Seu nome foi só o que ele conseguiu dizer quando ela se virou e o
beijou, pronunciando o nome dele como se o conhecesse desde o dia de seu
nascimento. Afrodite atendeu à prece de Pigmaleão, reconhecendo o seu intenso
desejo.
Comentários: A história de
Pigmaleão e Galatéia expressa bem a natureza humana. Ser humano é ser
incompleto. Nossa vida é uma busca permanente de algo que nos complete, tanto
no corpo quanto no espírito. Fomos feitos homens e mulheres por Deus onde cada
metade precisa, ansiosamente, encontrar a outra.
Além disso, esta história nos dá uma grande lição ensina também sobre
nossa ânsia por beleza e perfeição, uma compulsão que afeta muitas pessoas,
principalmente mulheres. É inevitável que a perfeição esteja além do alcance de
qualquer pessoa. É inevitável sermos vítimas do envelhecimento. A beleza se
degenera no percurso da estrada que vai do nascimento à morte. Aprendemos essa
verdade a cada dia quando olhamos o rosto e contemplamos o corpo de quem
amamos.
A perfeição ideal, nunca saciada, pertence à arte, não à vida real. No
entanto, a busca por essa perfeição nos mostra nossas aspirações, ou seja,
aqueles momentos evanescentes que fazem toda uma vida valer a pena.
A busca da perfeição pode causar sofrimentos intensos, tanto físicos
quanto psicológico. Se moderarmos nossos desejos e expectativas, nos poupamos
de angústias desnecessárias.
No instante que compreendemos e aceitamos que a vida é constituída
apenas de momentos impermanentes, percebemos como ela é realmente preciosa.

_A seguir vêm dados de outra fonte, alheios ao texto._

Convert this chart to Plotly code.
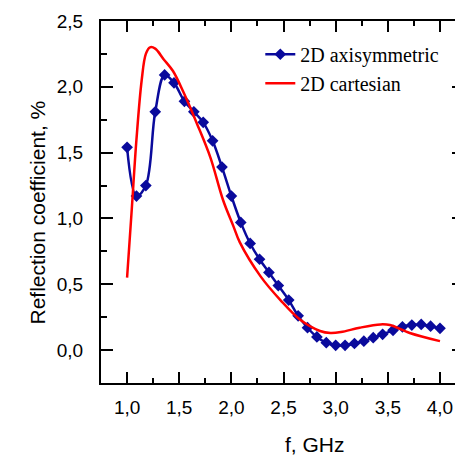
import plotly.graph_objects as go

# --- data ---
freq_axi = [1.00, 1.09, 1.18, 1.27, 1.36, 1.45, 1.55, 1.64, 1.73, 1.82, 1.91,
            2.00, 2.09, 2.18, 2.27, 2.36, 2.45, 2.55, 2.64, 2.73, 2.82, 2.91,
            3.00, 3.09, 3.18, 3.27, 3.36, 3.45, 3.55, 3.64, 3.73, 3.82, 3.91, 4.00]
refl_axi = [1.54, 1.17, 1.25, 1.81, 2.09, 2.03, 1.89, 1.81, 1.73, 1.59, 1.39,
            1.17, 0.97, 0.81, 0.69, 0.59, 0.49, 0.38, 0.26, 0.17, 0.10, 0.056,
            0.036, 0.036, 0.05, 0.068, 0.094, 0.12, 0.15, 0.177, 0.19, 0.195, 0.182, 0.165]

freq_cart = [1.00, 1.045, 1.09, 1.14, 1.18, 1.22, 1.27, 1.35, 1.44, 1.54, 1.67,
             1.80, 1.92, 2.02, 2.08, 2.28, 2.47, 2.66, 2.85, 2.95, 3.05, 3.23,
             3.43, 3.52, 3.71, 4.00]
refl_cart = [0.55, 1.07, 1.60, 2.05, 2.25, 2.30, 2.29, 2.21, 2.12, 1.96, 1.72,
             1.46, 1.14, 0.94, 0.82, 0.56, 0.38, 0.23, 0.145, 0.13, 0.137, 0.17,
             0.195, 0.19, 0.13, 0.068]

x_ticks = [1.0, 1.5, 2.0, 2.5, 3.0, 3.5, 4.0]
x_tick_labels = ["1,0", "1,5", "2,0", "2,5", "3,0", "3,5", "4,0"]
y_ticks = [0.0, 0.5, 1.0, 1.5, 2.0, 2.5]
y_tick_labels = ["0,0", "0,5", "1,0", "1,5", "2,0", "2,5"]

x_title = "f, GHz"
y_title = "Reflection coefficient, %"

BLUE = "#0a0a9c"
RED = "#ff0000"
SANS = "Liberation Sans, Arial, sans-serif"
SERIF = "Liberation Serif, Times New Roman, serif"

fig = go.Figure()
fig.add_trace(go.Scatter(
    x=freq_axi, y=refl_axi, name="2D axisymmetric", mode="lines+markers",
    line=dict(color=BLUE, width=2.5, shape="spline", smoothing=1.0),
    marker=dict(symbol="diamond", size=9, color=BLUE),
))
fig.add_trace(go.Scatter(
    x=freq_cart, y=refl_cart, name="2D cartesian", mode="lines",
    line=dict(color=RED, width=2.5, shape="spline", smoothing=1.0),
))
# invisible trace to host the right-side tick marks
fig.add_trace(go.Scatter(x=[None], y=[None], yaxis="y2", showlegend=False))

fig.update_layout(
    width=455, height=455,
    margin=dict(l=101, r=0, t=21, b=72, autoexpand=False),
    paper_bgcolor="white", plot_bgcolor="white",
    showlegend=True,
    legend=dict(x=0.45, y=0.962, xanchor="left", yanchor="top",
                font=dict(family=SERIF, size=20, color="black"),
                bgcolor="rgba(0,0,0,0)", tracegroupgap=0, itemwidth=30),
    xaxis=dict(
        range=[0.75, 4.144], showline=True, linecolor="black", linewidth=2,
        mirror="ticks", showgrid=False, zeroline=False, automargin=False,
        ticks="inside", ticklen=11, tickwidth=2, tickcolor="black",
        tickvals=x_ticks, ticktext=x_tick_labels,
        tickfont=dict(family=SANS, size=19, color="black"),
        ticklabelstandoff=6,
        minor=dict(ticks="inside", ticklen=5, tickwidth=2, tickcolor="black",
                   dtick=0.25, showgrid=False),
    ),
    yaxis=dict(
        range=[-0.25, 2.5], showline=True, linecolor="black", linewidth=2,
        mirror=False, showgrid=False, zeroline=False, automargin=False,
        ticks="inside", ticklen=12, tickwidth=2, tickcolor="black",
        tickvals=y_ticks, ticktext=y_tick_labels,
        tickfont=dict(family=SANS, size=19, color="black"),
        ticklabelstandoff=12,
        minor=dict(ticks="inside", ticklen=6, tickwidth=2, tickcolor="black",
                   dtick=0.25, showgrid=False),
    ),
    yaxis2=dict(
        range=[-0.25, 2.5], overlaying="y", anchor="free", position=1,
        side="right", showline=False, showgrid=False, zeroline=False,
        automargin=False,
        ticks="inside", ticklen=3, tickwidth=2, tickcolor="black",
        tickvals=y_ticks, showticklabels=False,
    ),
    annotations=[
        dict(text=x_title, xref="paper", yref="paper", x=0.605, y=-0.17,
             xanchor="center", yanchor="middle", showarrow=False,
             font=dict(family=SANS, size=21, color="black")),
        dict(text=y_title, xref="paper", yref="paper", x=-0.179, y=0.47,
             xanchor="center", yanchor="middle", showarrow=False, textangle=-90,
             font=dict(family=SANS, size=21, color="black")),
    ],
)

# remove the default 8px page margin so the 455x455 figure fills the window
fig.write_html("out.html",
               config={"displayModeBar": False},
               post_script="document.body.style.margin='0';"
                           "document.body.style.overflow='hidden';")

No fim, a estátua de Galatéia, por mais perfeita que fosse, deixaria de
satisfazer Pigmaleão. Seu silêncio não atenderia às necessidades daquele homem,
pois somente sua voz e seus pensamentos – como em uma mulher de verdade –
poderiam acabar com a carência dele.
Mas isso não significa que
Pigmaleão fosse ficar sempre satisfeito com tudo o que Galatéia dissesse. Ao
dar vida à Galatéia, Afrodite também lhe deu liberdade e independência – um preço
que Pigmaleão teria de pagar.
Quem busca a mulher perfeita sempre rejeita a que tem, mas quem aceita
uma mulher de verdade nunca terá a ideal.
Pense Nisso!
1 comentários:
fantástico! esta não havia lido ainda, apesar de ser fã da mitologia greco-romana. gostei dos comentários, mas percebi q a história de pigmaleão dá abertura para o estudo de um problema bem atual, qdo diz que "A prostituição também era algo comum na ilha, por isso, enojado com a promiscuidade das mulheres cipriotas, ele decidiu viver sozinho." Nos dias atuais, a promiscuidade é tanta, o amor está tão desvalorizado em detrimento do sexo fácil e quantitativo, que mtas pessoas permanecem sozinhas e sem esperança de que a situação dos relacionamentos melhore algum dia.